• [Required task]
Everything in the listing below from the line containing "Clone this chart in Chart.js." through the line containing "20, 20, 0, 0];" should be repeated exactly; leave out every other line.
┌─ Material shown
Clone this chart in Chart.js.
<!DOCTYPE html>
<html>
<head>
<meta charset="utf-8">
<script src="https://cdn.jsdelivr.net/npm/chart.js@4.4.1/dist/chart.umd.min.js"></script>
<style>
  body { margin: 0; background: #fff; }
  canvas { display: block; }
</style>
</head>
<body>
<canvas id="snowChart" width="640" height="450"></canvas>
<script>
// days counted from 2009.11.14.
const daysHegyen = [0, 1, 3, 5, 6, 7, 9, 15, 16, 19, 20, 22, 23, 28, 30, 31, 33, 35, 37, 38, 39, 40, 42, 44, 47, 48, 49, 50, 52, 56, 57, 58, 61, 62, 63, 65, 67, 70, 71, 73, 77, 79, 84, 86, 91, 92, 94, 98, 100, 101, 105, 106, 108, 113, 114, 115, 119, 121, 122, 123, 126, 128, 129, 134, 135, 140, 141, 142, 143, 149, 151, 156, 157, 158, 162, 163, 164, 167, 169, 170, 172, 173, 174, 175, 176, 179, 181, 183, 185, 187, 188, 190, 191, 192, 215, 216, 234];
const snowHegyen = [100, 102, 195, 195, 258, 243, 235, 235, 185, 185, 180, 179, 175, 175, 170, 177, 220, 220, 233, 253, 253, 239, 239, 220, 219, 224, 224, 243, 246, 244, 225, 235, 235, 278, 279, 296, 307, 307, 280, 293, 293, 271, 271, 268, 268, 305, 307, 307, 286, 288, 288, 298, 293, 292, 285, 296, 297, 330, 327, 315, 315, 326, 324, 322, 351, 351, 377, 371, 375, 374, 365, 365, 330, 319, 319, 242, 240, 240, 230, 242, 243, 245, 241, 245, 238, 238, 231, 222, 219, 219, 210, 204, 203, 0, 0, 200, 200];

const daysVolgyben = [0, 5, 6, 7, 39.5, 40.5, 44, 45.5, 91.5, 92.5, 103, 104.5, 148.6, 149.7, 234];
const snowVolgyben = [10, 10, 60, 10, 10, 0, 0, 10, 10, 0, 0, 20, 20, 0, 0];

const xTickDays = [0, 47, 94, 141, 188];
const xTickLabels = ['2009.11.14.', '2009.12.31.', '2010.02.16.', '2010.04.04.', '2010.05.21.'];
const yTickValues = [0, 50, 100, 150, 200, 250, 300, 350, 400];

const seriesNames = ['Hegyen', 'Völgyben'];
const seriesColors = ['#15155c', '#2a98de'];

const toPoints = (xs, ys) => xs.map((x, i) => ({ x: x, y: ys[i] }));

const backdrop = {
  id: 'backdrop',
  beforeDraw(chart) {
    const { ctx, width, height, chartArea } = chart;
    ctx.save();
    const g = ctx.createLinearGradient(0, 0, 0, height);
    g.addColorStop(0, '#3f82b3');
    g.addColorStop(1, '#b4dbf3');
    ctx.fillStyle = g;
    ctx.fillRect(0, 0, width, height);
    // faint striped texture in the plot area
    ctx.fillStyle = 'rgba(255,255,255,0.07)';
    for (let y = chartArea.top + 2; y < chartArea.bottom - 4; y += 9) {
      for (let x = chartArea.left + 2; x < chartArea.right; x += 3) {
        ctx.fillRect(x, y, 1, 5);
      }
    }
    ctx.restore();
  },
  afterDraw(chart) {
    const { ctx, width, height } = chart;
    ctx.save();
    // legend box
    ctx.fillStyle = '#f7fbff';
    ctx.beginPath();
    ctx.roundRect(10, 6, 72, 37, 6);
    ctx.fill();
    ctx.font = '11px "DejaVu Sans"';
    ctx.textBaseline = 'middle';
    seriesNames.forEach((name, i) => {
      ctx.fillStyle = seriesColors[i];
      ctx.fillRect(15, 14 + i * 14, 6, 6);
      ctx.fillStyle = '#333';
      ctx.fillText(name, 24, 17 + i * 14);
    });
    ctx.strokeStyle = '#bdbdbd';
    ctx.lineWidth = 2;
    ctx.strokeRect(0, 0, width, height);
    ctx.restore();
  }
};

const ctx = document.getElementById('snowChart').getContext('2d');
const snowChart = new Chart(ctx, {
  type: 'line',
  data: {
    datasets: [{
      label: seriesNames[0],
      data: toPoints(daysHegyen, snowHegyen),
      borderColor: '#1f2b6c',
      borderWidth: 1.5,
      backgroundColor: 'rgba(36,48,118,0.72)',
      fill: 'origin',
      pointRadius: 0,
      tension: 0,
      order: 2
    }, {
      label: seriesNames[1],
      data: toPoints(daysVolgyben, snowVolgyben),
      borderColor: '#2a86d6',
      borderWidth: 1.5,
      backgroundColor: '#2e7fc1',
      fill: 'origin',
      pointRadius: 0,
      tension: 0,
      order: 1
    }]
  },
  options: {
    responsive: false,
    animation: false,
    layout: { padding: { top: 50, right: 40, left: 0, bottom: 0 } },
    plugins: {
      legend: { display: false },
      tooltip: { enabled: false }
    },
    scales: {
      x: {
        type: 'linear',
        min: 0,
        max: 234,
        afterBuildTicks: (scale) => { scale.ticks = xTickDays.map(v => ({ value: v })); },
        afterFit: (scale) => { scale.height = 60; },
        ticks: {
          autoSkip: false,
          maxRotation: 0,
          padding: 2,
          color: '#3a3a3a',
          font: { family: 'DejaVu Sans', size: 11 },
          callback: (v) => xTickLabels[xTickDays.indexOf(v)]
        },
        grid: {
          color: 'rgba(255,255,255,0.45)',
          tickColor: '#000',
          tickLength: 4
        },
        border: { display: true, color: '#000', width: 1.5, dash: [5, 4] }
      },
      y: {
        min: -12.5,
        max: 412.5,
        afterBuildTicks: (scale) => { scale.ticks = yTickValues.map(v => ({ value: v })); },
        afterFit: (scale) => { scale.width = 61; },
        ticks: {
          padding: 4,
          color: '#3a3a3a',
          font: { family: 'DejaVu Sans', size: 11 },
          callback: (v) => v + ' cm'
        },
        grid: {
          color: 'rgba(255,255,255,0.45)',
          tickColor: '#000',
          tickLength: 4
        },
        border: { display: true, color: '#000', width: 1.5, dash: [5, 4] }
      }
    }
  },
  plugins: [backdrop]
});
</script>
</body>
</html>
└─
┌─ Material shown
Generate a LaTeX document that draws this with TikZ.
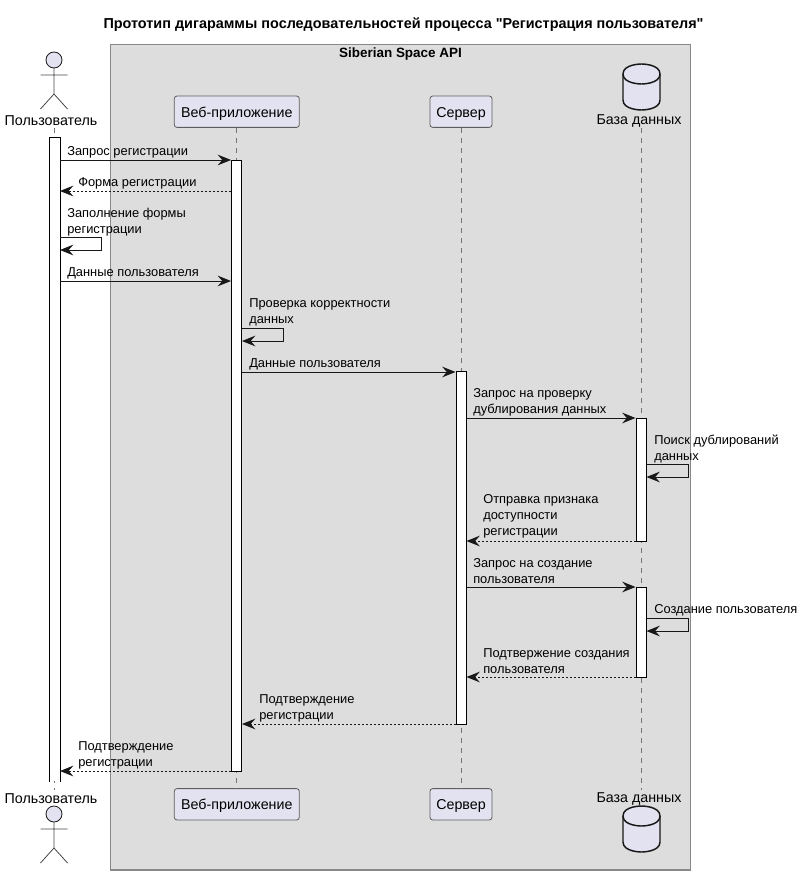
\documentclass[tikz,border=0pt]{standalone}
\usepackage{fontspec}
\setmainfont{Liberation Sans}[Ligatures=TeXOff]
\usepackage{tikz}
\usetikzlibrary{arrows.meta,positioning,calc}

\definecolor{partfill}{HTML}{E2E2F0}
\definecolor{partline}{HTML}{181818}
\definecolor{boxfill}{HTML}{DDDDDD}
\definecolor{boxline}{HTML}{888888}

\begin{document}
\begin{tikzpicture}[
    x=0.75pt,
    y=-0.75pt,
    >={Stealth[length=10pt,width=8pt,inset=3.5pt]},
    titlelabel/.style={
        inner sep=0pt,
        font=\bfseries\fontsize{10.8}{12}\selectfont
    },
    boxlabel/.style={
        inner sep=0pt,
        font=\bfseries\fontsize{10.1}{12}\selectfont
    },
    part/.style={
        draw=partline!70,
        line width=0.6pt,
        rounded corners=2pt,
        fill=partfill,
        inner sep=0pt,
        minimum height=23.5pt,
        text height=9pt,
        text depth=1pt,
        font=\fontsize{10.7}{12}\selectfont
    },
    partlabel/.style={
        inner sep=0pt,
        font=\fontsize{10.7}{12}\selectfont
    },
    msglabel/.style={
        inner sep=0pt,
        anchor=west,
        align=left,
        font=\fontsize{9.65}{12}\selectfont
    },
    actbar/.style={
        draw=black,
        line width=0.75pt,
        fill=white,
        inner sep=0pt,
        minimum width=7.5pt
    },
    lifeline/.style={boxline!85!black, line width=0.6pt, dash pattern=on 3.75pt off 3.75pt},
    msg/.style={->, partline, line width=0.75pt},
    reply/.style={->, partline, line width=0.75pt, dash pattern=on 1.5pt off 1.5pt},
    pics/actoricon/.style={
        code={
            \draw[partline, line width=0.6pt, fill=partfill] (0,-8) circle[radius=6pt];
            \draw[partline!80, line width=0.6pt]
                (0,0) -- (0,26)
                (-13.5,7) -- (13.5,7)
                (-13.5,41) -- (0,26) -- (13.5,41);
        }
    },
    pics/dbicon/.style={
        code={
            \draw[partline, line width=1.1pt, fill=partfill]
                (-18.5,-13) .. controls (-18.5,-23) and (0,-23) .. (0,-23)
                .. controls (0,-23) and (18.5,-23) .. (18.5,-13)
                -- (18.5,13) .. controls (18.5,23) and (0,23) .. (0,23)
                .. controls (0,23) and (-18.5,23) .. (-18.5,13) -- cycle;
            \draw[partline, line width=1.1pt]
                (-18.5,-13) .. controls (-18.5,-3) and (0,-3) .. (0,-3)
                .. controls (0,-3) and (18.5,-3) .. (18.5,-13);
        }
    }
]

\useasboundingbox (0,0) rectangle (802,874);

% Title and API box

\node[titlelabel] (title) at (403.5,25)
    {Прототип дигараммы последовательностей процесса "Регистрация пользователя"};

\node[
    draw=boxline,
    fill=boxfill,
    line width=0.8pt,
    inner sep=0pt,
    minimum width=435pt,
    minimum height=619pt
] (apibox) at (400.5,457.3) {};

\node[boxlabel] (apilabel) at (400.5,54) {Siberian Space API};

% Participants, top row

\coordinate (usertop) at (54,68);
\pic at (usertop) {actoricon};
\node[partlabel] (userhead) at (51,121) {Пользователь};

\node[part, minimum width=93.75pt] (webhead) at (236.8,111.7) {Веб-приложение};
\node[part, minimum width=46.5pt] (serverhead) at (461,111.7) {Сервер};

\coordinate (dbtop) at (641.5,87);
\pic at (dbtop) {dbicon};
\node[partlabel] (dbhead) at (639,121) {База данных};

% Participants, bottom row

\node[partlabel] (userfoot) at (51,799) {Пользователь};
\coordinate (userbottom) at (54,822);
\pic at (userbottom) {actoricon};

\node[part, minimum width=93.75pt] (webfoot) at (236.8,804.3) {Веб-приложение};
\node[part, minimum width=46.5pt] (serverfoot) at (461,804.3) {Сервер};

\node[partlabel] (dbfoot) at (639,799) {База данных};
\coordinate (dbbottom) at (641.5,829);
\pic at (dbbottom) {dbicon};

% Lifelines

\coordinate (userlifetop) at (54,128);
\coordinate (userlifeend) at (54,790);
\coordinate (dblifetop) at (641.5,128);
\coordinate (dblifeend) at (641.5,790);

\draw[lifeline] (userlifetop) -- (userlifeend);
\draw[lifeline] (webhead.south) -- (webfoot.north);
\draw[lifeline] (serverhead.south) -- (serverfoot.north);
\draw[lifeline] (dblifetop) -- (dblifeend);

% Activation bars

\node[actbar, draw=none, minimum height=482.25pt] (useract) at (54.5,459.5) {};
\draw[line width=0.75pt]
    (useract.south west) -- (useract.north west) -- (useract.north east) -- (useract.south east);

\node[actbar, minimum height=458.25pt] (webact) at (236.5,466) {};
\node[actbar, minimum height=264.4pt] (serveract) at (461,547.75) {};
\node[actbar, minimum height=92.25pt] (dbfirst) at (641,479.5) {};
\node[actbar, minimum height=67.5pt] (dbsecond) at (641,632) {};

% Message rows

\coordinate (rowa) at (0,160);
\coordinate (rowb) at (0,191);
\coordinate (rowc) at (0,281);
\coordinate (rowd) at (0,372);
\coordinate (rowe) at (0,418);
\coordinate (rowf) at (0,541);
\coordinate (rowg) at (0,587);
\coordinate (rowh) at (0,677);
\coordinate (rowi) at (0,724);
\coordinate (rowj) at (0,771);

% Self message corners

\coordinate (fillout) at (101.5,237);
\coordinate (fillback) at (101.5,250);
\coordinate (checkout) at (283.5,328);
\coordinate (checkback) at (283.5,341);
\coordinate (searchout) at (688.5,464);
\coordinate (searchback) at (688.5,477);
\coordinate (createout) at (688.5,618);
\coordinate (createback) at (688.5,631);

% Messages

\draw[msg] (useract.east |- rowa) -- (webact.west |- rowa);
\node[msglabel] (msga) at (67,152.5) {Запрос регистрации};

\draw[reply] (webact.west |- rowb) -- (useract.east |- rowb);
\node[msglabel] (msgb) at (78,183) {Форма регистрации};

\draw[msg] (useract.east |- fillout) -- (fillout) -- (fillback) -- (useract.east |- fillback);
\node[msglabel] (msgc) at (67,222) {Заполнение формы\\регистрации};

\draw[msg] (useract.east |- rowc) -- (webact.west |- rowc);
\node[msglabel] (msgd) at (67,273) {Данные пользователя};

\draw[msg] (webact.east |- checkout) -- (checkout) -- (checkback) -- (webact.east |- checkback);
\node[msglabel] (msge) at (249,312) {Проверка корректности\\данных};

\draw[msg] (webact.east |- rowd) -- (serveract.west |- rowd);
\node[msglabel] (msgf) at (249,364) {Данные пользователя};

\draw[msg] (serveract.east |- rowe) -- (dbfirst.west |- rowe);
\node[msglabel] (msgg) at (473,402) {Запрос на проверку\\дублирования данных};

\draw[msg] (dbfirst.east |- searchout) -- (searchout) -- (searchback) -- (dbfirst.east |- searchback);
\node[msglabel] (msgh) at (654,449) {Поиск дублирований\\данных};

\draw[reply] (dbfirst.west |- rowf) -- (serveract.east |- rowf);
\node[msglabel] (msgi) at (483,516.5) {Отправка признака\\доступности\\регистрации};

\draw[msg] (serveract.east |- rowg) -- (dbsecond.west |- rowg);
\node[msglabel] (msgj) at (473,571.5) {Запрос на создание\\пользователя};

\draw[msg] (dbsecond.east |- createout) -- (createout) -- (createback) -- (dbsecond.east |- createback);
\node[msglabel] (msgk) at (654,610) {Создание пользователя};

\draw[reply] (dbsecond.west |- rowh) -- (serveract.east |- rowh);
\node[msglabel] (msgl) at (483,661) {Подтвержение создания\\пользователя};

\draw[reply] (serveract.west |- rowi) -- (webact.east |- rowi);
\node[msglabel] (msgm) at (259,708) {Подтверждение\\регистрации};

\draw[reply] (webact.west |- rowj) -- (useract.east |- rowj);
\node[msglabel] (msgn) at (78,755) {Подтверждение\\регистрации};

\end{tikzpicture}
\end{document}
└─
• [Solution to this task]
Clone this chart in Chart.js.
<!DOCTYPE html>
<html>
<head>
<meta charset="utf-8">
<script src="https://cdn.jsdelivr.net/npm/chart.js@4.4.1/dist/chart.umd.min.js"></script>
<style>
  body { margin: 0; background: #fff; }
  canvas { display: block; }
</style>
</head>
<body>
<canvas id="snowChart" width="640" height="450"></canvas>
<script>
// days counted from 2009.11.14.
const daysHegyen = [0, 1, 3, 5, 6, 7, 9, 15, 16, 19, 20, 22, 23, 28, 30, 31, 33, 35, 37, 38, 39, 40, 42, 44, 47, 48, 49, 50, 52, 56, 57, 58, 61, 62, 63, 65, 67, 70, 71, 73, 77, 79, 84, 86, 91, 92, 94, 98, 100, 101, 105, 106, 108, 113, 114, 115, 119, 121, 122, 123, 126, 128, 129, 134, 135, 140, 141, 142, 143, 149, 151, 156, 157, 158, 162, 163, 164, 167, 169, 170, 172, 173, 174, 175, 176, 179, 181, 183, 185, 187, 188, 190, 191, 192, 215, 216, 234];
const snowHegyen = [100, 102, 195, 195, 258, 243, 235, 235, 185, 185, 180, 179, 175, 175, 170, 177, 220, 220, 233, 253, 253, 239, 239, 220, 219, 224, 224, 243, 246, 244, 225, 235, 235, 278, 279, 296, 307, 307, 280, 293, 293, 271, 271, 268, 268, 305, 307, 307, 286, 288, 288, 298, 293, 292, 285, 296, 297, 330, 327, 315, 315, 326, 324, 322, 351, 351, 377, 371, 375, 374, 365, 365, 330, 319, 319, 242, 240, 240, 230, 242, 243, 245, 241, 245, 238, 238, 231, 222, 219, 219, 210, 204, 203, 0, 0, 200, 200];

const daysVolgyben = [0, 5, 6, 7, 39.5, 40.5, 44, 45.5, 91.5, 92.5, 103, 104.5, 148.6, 149.7, 234];
const snowVolgyben = [10, 10, 60, 10, 10, 0, 0, 10, 10, 0, 0, 20, 20, 0, 0];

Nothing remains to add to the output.